As to why he didn’t drink water, an inebriated W.C. Fields purportedly responded, “Fish fuck in it.”
Miscellany
Tomato, potato, corn, beans, zucchini, squash, avocado, bell pepper, chili, and pineapple are among the foods that Christopher Columbus brought back to the Old World. Onion, garlic, wheat, barley, olives, and lettuce are among the foods he introduced to the New.
“I have made a bet, Mr. Coolidge, that I could get you to say more than two words,” a lady remarked to the president during a dinner. “You lose,” he responded.
About his habit of masturbating in public, Diogenes the Cynic said, “I only wish I could be rid of hunger by rubbing my belly.”
The first Olympic champion on record, Coroebus, was a cook. He won the sprint in 776 BC.
Charles Lindbergh bought five sandwiches for his flight across the Atlantic in 1927, saying, “If I get to Paris, I won’t need any more, and if I don’t get to Paris, I won’t need any more either.” It took him thirty-three and a half hours. Amelia Earhart in 1932 flew across the Atlantic in fourteen hours and fifty-six minutes, during which she drank chicken soup from a thermos, and a can of tomato juice—opened with an ice pick.
In the 1790s in the United States, the average American over the age of fifteen consumed almost six gallons of pure alcohol per annum. The modern figure is 2.8.
The choirmaster of the Cologne Cathedral gave sugar sticks to his young singers to keep them quiet during the long Nativity ceremony in 1670. They were shaped like a shepherd’s crook.
At thirty-one ounces, the Trenta, a new drink size introduced by Starbucks in 2011, holds the same volume as the average capacity of the human stomach.
Kobe beef, black truffles, seared foie gras, aged Gruyère cheese, wild mushrooms, and flakes of gold leaf, are most of the components that comprise the hamburger served at the Wall Street Burger Shoppe. Price: $175.
Between 1959 and 1962 in China, Mao Zedong’s Great Leap Forward increased industrial growth at the expense of agricultural output.

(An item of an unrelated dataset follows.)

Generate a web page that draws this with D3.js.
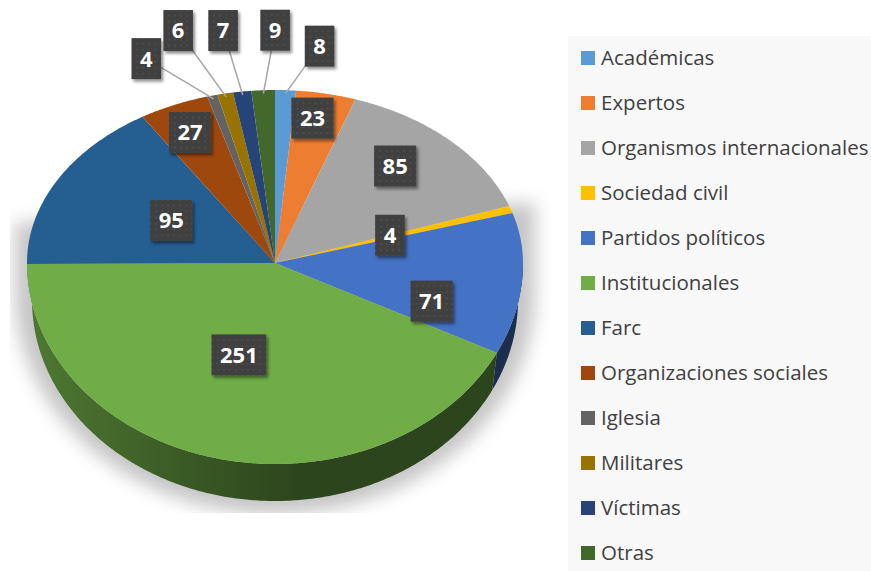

More than 45 million people perished from famine and disease, as well as from floods, droughts, and locusts.
“Hunger is the best sauce in the world,” wrote Miguel de Cervantes in Part II, Chapter V, of Don Quixote, published in 1615.
To celebrate King Henri III of France’s visit to Venice in 1574, a banquet table was prepared with some 1,286 items—from napkins and cutlery to figures of popes—all made from spun sugar.